As I remember my experiences with kites I am impressed with the fact that the kite cannot fly without the string. Even with lots of string and a good bridle and the tail just the right weight The kite cannot fly without the wind to push it up pulling hard on the string. The string and the bridle is what controls the kite against the resistance of the wind. If the bridle is not right then the kite well seem to fly high into the air then suddenly dive toward the ground with great force and speed. Some times it will recover just before it hits the ground and soar again into the blue only to dive again and again.

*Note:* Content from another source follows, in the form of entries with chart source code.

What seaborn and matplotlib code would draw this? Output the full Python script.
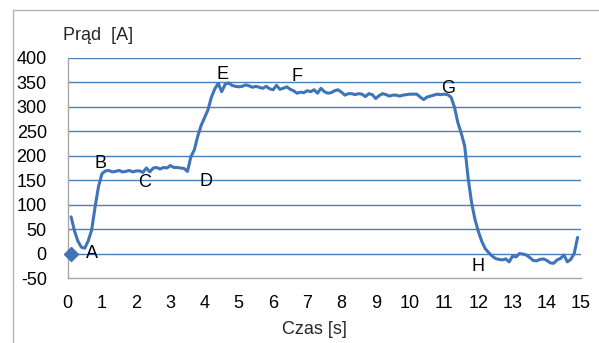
import matplotlib
matplotlib.use("Agg")
import matplotlib.pyplot as plt
from matplotlib.lines import Line2D
import seaborn as sns
import pandas as pd

# Measured current over time
czas = [0.1, 0.2, 0.3, 0.4, 0.5, 0.6, 0.7, 0.8, 0.9, 1.0,
        1.1, 1.2, 1.3, 1.4, 1.5, 1.6, 1.7, 1.8, 1.9, 2.0,
        2.1, 2.2, 2.3, 2.4, 2.5, 2.6, 2.7, 2.8, 2.9, 3.0,
        3.1, 3.2, 3.3, 3.4, 3.5, 3.6, 3.7, 3.8, 3.9, 4.0,
        4.1, 4.2, 4.3, 4.4, 4.5, 4.6, 4.7, 4.8, 4.9, 5.0,
        5.1, 5.2, 5.3, 5.4, 5.5, 5.6, 5.7, 5.8, 5.9, 6.0,
        6.1, 6.2, 6.3, 6.4, 6.5, 6.6, 6.7, 6.8, 6.9, 7.0,
        7.1, 7.2, 7.3, 7.4, 7.5, 7.6, 7.7, 7.8, 7.9, 8.0,
        8.1, 8.2, 8.3, 8.4, 8.5, 8.6, 8.7, 8.8, 8.9, 9.0,
        9.1, 9.2, 9.3, 9.4, 9.5, 9.6, 9.7, 9.8, 9.9, 10.0,
        10.1, 10.2, 10.3, 10.4, 10.5, 10.6, 10.7, 10.8, 10.9, 11.0,
        11.1, 11.2, 11.3, 11.4, 11.5, 11.6, 11.7, 11.8, 11.9, 12.0,
        12.1, 12.2, 12.3, 12.4, 12.5, 12.6, 12.7, 12.8, 12.9, 13.0,
        13.1, 13.2, 13.3, 13.4, 13.5, 13.6, 13.7, 13.8, 13.9, 14.0,
        14.1, 14.2, 14.3, 14.4, 14.5, 14.6, 14.7, 14.8, 14.9]
prad = [75, 46, 25, 13, 11, 26, 48, 95, 137, 163,
        169, 170, 167, 168, 170, 167, 168, 170, 167, 169,
        169, 166, 175, 167, 175, 176, 173, 176, 175, 180,
        176, 176, 175, 174, 168, 198, 212, 240, 262, 278,
        294, 320, 337, 348, 331, 346, 349, 344, 342, 341,
        342, 345, 343, 340, 342, 340, 338, 342, 337, 335,
        344, 336, 338, 341, 336, 333, 328, 330, 329, 333,
        331, 335, 328, 338, 331, 328, 329, 333, 335, 330,
        324, 327, 327, 325, 327, 326, 321, 327, 325, 317,
        323, 327, 325, 322, 324, 324, 322, 324, 325, 326,
        326, 326, 320, 315, 320, 322, 324, 326, 325, 326,
        325, 320, 300, 268, 246, 220, 155, 105, 70, 45,
        25, 10, 2, -5, -10, -12, -13, -11, -17, -5,
        -7, 0, -1, -3, -8, -14, -15, -12, -11, -14,
        -19, -20, -13, -10, -3, -17, -12, 0, 33]

# Single marked point at the start
punkt_czas = [0.1]
punkt_prad = [0]

# Labelled points of the waveform
etykiety = ["A", "B", "C", "D", "E", "F", "G", "H"]
etykiety_x = [0.72, 0.96, 2.26, 4.03, 4.52, 6.69, 11.12, 12.0]
etykiety_y = [0, 185, 146, 147, 367, 363, 338, -27]

y_ticks = [-50, 0, 50, 100, 150, 200, 250, 300, 350, 400]
x_ticks = list(range(0, 16))

sns.set_style("white")
plt.rcParams["font.family"] = ["Liberation Sans", "DejaVu Sans"]

LINE = "#3F74B8"
GRID = "#4A7EBB"
AXIS = "#A6A6A6"
FS = 13

fig = plt.figure(figsize=(5.99, 3.43), dpi=100)
ax = fig.add_axes([0.113, 0.1895, 0.857, 0.6415])

df = pd.DataFrame({"Czas": czas, "Prad": prad})
sns.lineplot(data=df, x="Czas", y="Prad", ax=ax, color=LINE, linewidth=2.2,
             estimator=None, sort=False)
ax.plot(punkt_czas, punkt_prad, marker="D", markersize=7, color=LINE,
        linestyle="none", zorder=4, clip_on=False)

for t, x, y in zip(etykiety, etykiety_x, etykiety_y):
    ax.text(x, y, t, ha="center", va="center", fontsize=FS, color="black")

ax.set_xlim(0, 15)
ax.set_ylim(-50, 400)
ax.set_xticks(x_ticks)
ax.set_yticks(y_ticks)
ax.set_xticklabels([str(v) for v in x_ticks])
ax.set_yticklabels([str(v) for v in y_ticks])

for v in y_ticks[1:]:
    ax.axhline(v, color=GRID, linewidth=1.0, zorder=0)

for s in ["top", "right"]:
    ax.spines[s].set_visible(False)
for s in ["left", "bottom"]:
    ax.spines[s].set_color(AXIS)
    ax.spines[s].set_linewidth(1.0)

ax.tick_params(axis="both", which="major", direction="out", length=5,
               width=1.0, color=AXIS, labelsize=FS, labelcolor="black")
ax.tick_params(axis="y", pad=10)
ax.tick_params(axis="x", pad=7)

ax.set_xlabel("")
ax.set_ylabel("")
fig.text(314 / 599, 1 - 330 / 343, "Czas [s]", ha="center", va="center",
         fontsize=FS)
fig.text(63 / 599, 1 - 35 / 343, "Prąd  [A]", ha="left", va="center",
         fontsize=FS)

# Outer chart frame (top and left edges)
fig.add_artist(Line2D([13 / 599, 13 / 599], [0, 1 - 9.5 / 343],
                      transform=fig.transFigure, color="#B3B3B3", linewidth=1.0))
fig.add_artist(Line2D([13 / 599, 1], [1 - 9.5 / 343, 1 - 9.5 / 343],
                      transform=fig.transFigure, color="#B3B3B3", linewidth=1.0))

fig.savefig("out.png", dpi=100)
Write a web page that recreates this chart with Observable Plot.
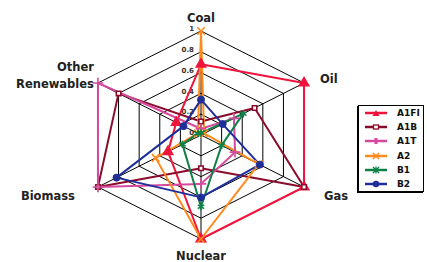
<!DOCTYPE html>
<html>
<head>
<meta charset="utf-8">
<script src="https://cdn.jsdelivr.net/npm/d3@7"></script>
<script src="https://cdn.jsdelivr.net/npm/@observablehq/plot@0.6"></script>
<style>
  body { margin: 0; background: white; }
  #wrap { position: relative; width: 427px; height: 262px; overflow: hidden; }
  #legend { position: absolute; left: 358px; top: 105px; width: 64px; height: 85px;
            border: 1px solid #000; box-shadow: -1px 1px 0 #000; background: white;
            font-family: "DejaVu Sans", sans-serif; font-weight: bold; font-size: 9px; color: #111; }
  .row { position: absolute; left: 0; height: 12px; display: flex; align-items: center; }
  .row svg { display: block; }
  .row span { position: absolute; left: 38px; white-space: nowrap; }
</style>
</head>
<body>
<div id="wrap"><div id="chart"></div><div id="legend"></div></div>
<script>
// ---- data ----
const axes = ["Coal", "Oil", "Gas", "Nuclear", "Biomass", "Other Renewables"];
const seriesNames = ["A1FI", "A1B", "A1T", "A2", "B1", "B2"];
const A1FI = [0.68, 1.0, 1.0, 1.0, 0.32, 0.24];
const A1B  = [0.13, 0.52, 1.0, 0.32, 1.0, 0.80];
const A1T  = [0.06, 0.32, 0.33, 0.47, 1.0, 1.0];
const A2   = [1.0, 0.03, 0.56, 1.0, 0.44, 0.03];
const B1   = [0.02, 0.41, 0.20, 0.69, 0.18, 0.03];
const B2   = [0.34, 0.21, 0.57, 0.60, 0.82, 0.17];
const ringValues = [0.2, 0.4, 0.6, 0.8, 1.0];
const tickValues = [0, 0.2, 0.4, 0.6, 0.8, 1];
const tickLabels = ["0", "0.2", "0.4", "0.6", "0.8", "1"];

// ---- styles ----
const colors = ["#f0143c", "#8a0c2c", "#d5499e", "#ff8a1c", "#0e8147", "#1f2f9a"];
const symbols = ["triangle", "square", "plus", "times", "asterisk", "circle"];
const fills = ["#f0143c", "white", "#d5499e", "none", "none", "#1f2f9a"];
const labelStyle = {
  "Coal": {dx: 0, dy: -15, anchor: "middle"},
  "Oil": {dx: 16, dy: -6, anchor: "start"},
  "Gas": {dx: 20, dy: 7, anchor: "start"},
  "Nuclear": {dx: 0, dy: 15, anchor: "middle"},
  "Biomass": {dx: -23, dy: 7, anchor: "end"},
  "Other Renewables": {dx: -4, dy: -9, anchor: "end"}
};

const valuesBySeries = [A1FI, A1B, A1T, A2, B1, B2];
const ang = i => i * Math.PI / 3;
const px = (v, i) => v * Math.sin(ang(i));
const py = (v, i) => v * Math.cos(ang(i));

// ring rows
const rings = [];
ringValues.forEach(r => { for (let k = 0; k <= 6; k++) rings.push({r, X: px(r, k % 6), Y: py(r, k % 6)}); });
// series rows (closed)
const pts = [];
const dots = [];
seriesNames.forEach((s, si) => {
  const vals = valuesBySeries[si];
  for (let k = 0; k <= 6; k++) {
    const i = k % 6;
    const row = {s, si, X: px(vals[i], i), Y: py(vals[i], i)};
    pts.push(row);
    if (k < 6) dots.push(row);
  }
});
const spokes = axes.map((a, i) => ({a, X: px(1, i), Y: py(1, i)}));

const W = 427, H = 262, cx = 200.5, cy = 134.5, RX = 119, RY = 104;

const marks = [
  Plot.line(rings, {x: "X", y: "Y", z: "r", stroke: "#000", strokeWidth: 1}),
  Plot.link(spokes, {x1: 0, y1: 0, x2: "X", y2: "Y", stroke: "#000", strokeWidth: 1}),
  Plot.text(tickValues, {x: 0, y: d => d, text: (d, i) => tickLabels[i], dx: -7, dy: -2,
    textAnchor: "end", fontSize: 7, fontWeight: "bold", fill: "#333"}),
];
seriesNames.forEach((s, si) => {
  marks.push(Plot.line(pts.filter(d => d.si === si), {x: "X", y: "Y", stroke: colors[si], strokeWidth: 2}));
});
seriesNames.forEach((s, si) => {
  marks.push(Plot.dot(dots.filter(d => d.si === si), {x: "X", y: "Y", symbol: symbols[si],
    r: si === 1 ? 2.5 : 3.5, stroke: colors[si], fill: fills[si], strokeWidth: si === 5 ? 1 : 1.6}));
});
axes.forEach((a, i) => {
  const st = labelStyle[a];
  marks.push(Plot.text([a], {x: px(1, i), y: py(1, i), text: d => d.replace("Other Renewables", "Other\nRenewables"),
    dx: st.dx, dy: st.dy, textAnchor: st.anchor, lineHeight: 1.5,
    fontSize: 11.5, fontWeight: "bold", fill: "#222"}));
});

const chart = Plot.plot({
  width: W, height: H,
  margin: 0,
  x: {domain: [-cx / RX, (W - cx) / RX], range: [0, W], axis: null},
  y: {domain: [(cy - H) / RY, cy / RY], range: [H, 0], axis: null},
  style: {fontFamily: "'DejaVu Sans', sans-serif", background: "white", overflow: "visible"},
  marks
});
document.getElementById("chart").appendChild(chart);

// legend
const legend = document.getElementById("legend");
const symbolPaths = {
  triangle: c => `<path d="M17,3 L20.5,9 L13.5,9 Z" fill="${c}"/>`,
  square: c => `<rect x="14.5" y="4" width="5" height="4" fill="white" stroke="${c}" stroke-width="1.3"/>`,
  plus: c => `<rect x="15.5" y="3" width="3" height="6" fill="${c}"/>`,
  times: c => `<path d="M14,3 L20,9 M20,3 L14,9" stroke="${c}" stroke-width="1.5"/>`,
  asterisk: c => `<path d="M14,3 L20,9 M20,3 L14,9 M17,2.5 L17,9.5" stroke="${c}" stroke-width="1.3"/>`,
  circle: c => `<circle cx="17" cy="6" r="3.2" fill="${c}"/>`
};
seriesNames.forEach((s, si) => {
  const row = document.createElement("div");
  row.className = "row";
  row.style.top = (1 + si * 14.2) + "px";
  row.innerHTML = `<svg width="36" height="12"><line x1="6" x2="28" y1="6" y2="6" stroke="${colors[si]}" stroke-width="2.5"/>` +
    symbolPaths[symbols[si]](colors[si]) + `</svg><span>${s}</span>`;
  legend.appendChild(row);
});
</script>
</body>
</html>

When the tail or the bridle are not right it sometimes climbs high into the air and suddenly dives toward the earth and is dashed into the ground and is sadly broken.

In our lives if we bridle our passions and are held steady by the word of the Lord and the Gospel of Jesus Christ we can climb to great heights using the winds of adversity and the resistance and opposition to push us up and keep us there. When we are held steady by the tail of our spiritual experiences and keep the covenants we make with the Lord we can continue upward and be steady and beautiful in our flight.

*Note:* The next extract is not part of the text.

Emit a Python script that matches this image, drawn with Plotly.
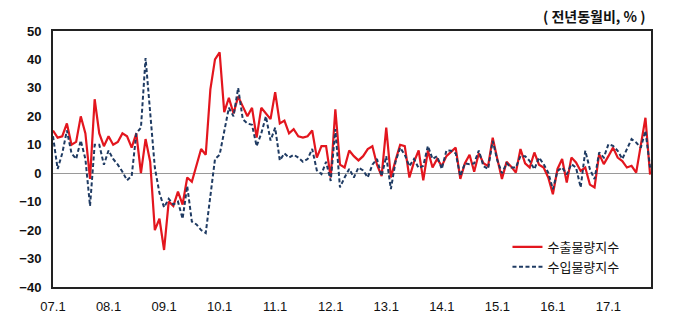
import plotly.graph_objects as go

tick_labels = ["07.1", "08.1", "09.1", "10.1", "11.1", "12.1", "13.1", "14.1", "15.1", "16.1", "17.1"]

export_vol = [15, 12.5, 13, 17.5, 10, 11, 20, 14, -2, 26, 14, 9.5,
              13, 10, 11, 14, 13, 9, 14, 0, 12, 4, -20, -16,
              -27, -10, -11.5, -6.5, -11, -1.5, -3, 2.5, 8.5, 6.5, 29.5, 40,
              42.5, 21.5, 26.5, 21, 27, 23.5, 20, 23, 12.5, 23, 21, 19,
              28.5, 17.5, 18.5, 14, 15.5, 13, 12.5, 13, 15, 5.5, 9.5, 9.5,
              -1.5, 22.5, 3, 2, 8, 6, 4.5, 6, 8.5, 9.5, 3, -1,
              16, -1.5, 4.5, 10, 9.5, -1.5, 4, 8, -2.5, 8, 2, 5,
              2.5, 6, 7.5, 9, -2, 3.5, 6.5, 0.5, 7, 3.5, 2.5, 12.5,
              5, -2, 4, 2.3, 0.2, 8.5, 3.5, 2, 7.3, 3, 2, -1.5,
              -7.4, 1.5, 5, -3.3, 5.5, 3.8, 0.8, 2, -4, -5, 6.7, 3.2,
              6, 9, 5.5, 4.3, 2, 2.6, 0.2, 9.5, 19.5, -0.5]

import_vol = [13, 1.5, 7, 15, 7, 5, 11.5, 5, -11.5, 10, 10, 3,
              8, 5, 3, 0.5, -2.5, -1, 14, 16, 40.5, 20, 2, -7,
              -12, -9, -11, -10, -16, -4.5, -17, -18, -20, -21, -8, 5,
              6.5, 15, 23, 20, 30, 19, 17.5, 17, 9.5, 14, 20, 11.5,
              16, 4.5, 7, 5.5, 6.5, 5.5, 4, 5, 8.5, 1, -0.3, 4,
              -2.7, 15.5, -5, -1.5, 1.5, -1.5, 2, 1, -1.5, 3, 5, -1,
              6, -5.6, 4, 9, 6.5, 2.5, 5, 1.8, 2.6, 9.6, 5, 6,
              1.5, 8, 7.9, 7, -1, 3.5, 3.2, 3.5, 8, 2.5, 1.5, 11.4,
              4.5, 0, 3.5, 2, 2, 6, 6, 4.3, 1.4, 5.5, 3.2, 0.2,
              -5.6, 0.8, 2, -0.4, 3.2, 2, -5, 7.9, 1.4, -2.1, 7.3, 5.5,
              10.2, 9.6, 7.9, 5, 8.5, 12, 10.8, 9, 14.9, 2]

months = list(range(len(export_vol)))
tick_vals = [12 * i for i in range(len(tick_labels))]

fig = go.Figure()
fig.add_trace(go.Scatter(
    x=months, y=export_vol, mode="lines", name="수출물량지수",
    line=dict(color="#e3161e", width=2.2)))
fig.add_trace(go.Scatter(
    x=months, y=import_vol, mode="lines", name="수입물량지수",
    line=dict(color="#1f3b63", width=2, dash="4px,2.5px")))

fig.update_layout(
    width=690, height=331,
    margin=dict(l=53, r=39, t=31, b=44),
    paper_bgcolor="white", plot_bgcolor="white",
    showlegend=True,
    legend=dict(x=0.76, y=0.215, xanchor="left", yanchor="top",
                bgcolor="rgba(0,0,0,0)",
                font=dict(family="Noto Sans CJK KR", size=13, color="#111"),
                tracegroupgap=0, itemwidth=30),
    annotations=[dict(text="( 전년동월비, % )", xref="paper", yref="paper",
                      x=0.995, y=1, xanchor="right", yanchor="bottom", yshift=3,
                      showarrow=False,
                      font=dict(family="Noto Sans CJK KR", size=14, color="#111", weight="bold"))],
)
fig.update_xaxes(
    range=[0, 129.2], tickvals=tick_vals, ticktext=tick_labels,
    showgrid=False, zeroline=False, ticks="", ticklabelstandoff=6,
    showline=True, linecolor="#222", linewidth=2, mirror=True,
    tickfont=dict(family="Liberation Sans Narrow, Liberation Sans", size=13, color="#111"))
fig.update_yaxes(
    range=[-40, 50], dtick=10, showgrid=False,
    zeroline=True, zerolinecolor="#9a9a9a", zerolinewidth=1,
    ticks="", ticklabelstandoff=7,
    showline=True, linecolor="#222", linewidth=2, mirror=True,
    tickfont=dict(family="Liberation Sans", size=13, color="#111", weight="bold"))

fig.write_html("out.html")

If we do not bridle our passions or keep our covenants then like the kite we can dive to the earth and be broken in our fall. If we break the string that holds us to the Gospel of Jesus Christ and to our Heavenly Father we will be turned loose to the mercy of the winds of adversity and to the buffetings of Satan and end up tangled and torn in the snare of the adversary. Thanks to the mercy of our Heavenly Father and the Atonement of Jesus Christ we can repent and put back together our broken lives and fix the bridle of our lives and renew our covenants and again fly into the heavens and remain steadfast and immovable in the winds of adversity and the resistance of the opposition.

Like the kite we must be held steady by obedience to the laws and principles of the Gospel and use the winds of adversity to climb up and up until we reach our potential. We must be exact in our self discipline and bridle our passions and use them for good and to help us keep steady. We must see to it that we are also helped to grow by work in the church and the service to our fellow men giving us joy and happiness and a tail to flow out behind and keep our flight steady and sustained.

May we be like Don Vicente's kite perfectly bridled and held by the strong string of the Word of the lord. May we develop a long tail of service to our fellow men and to the Lord's Church. Then in the winds of adversity we will be pushed up and be strong and steady in our lives and have peace and joy each day.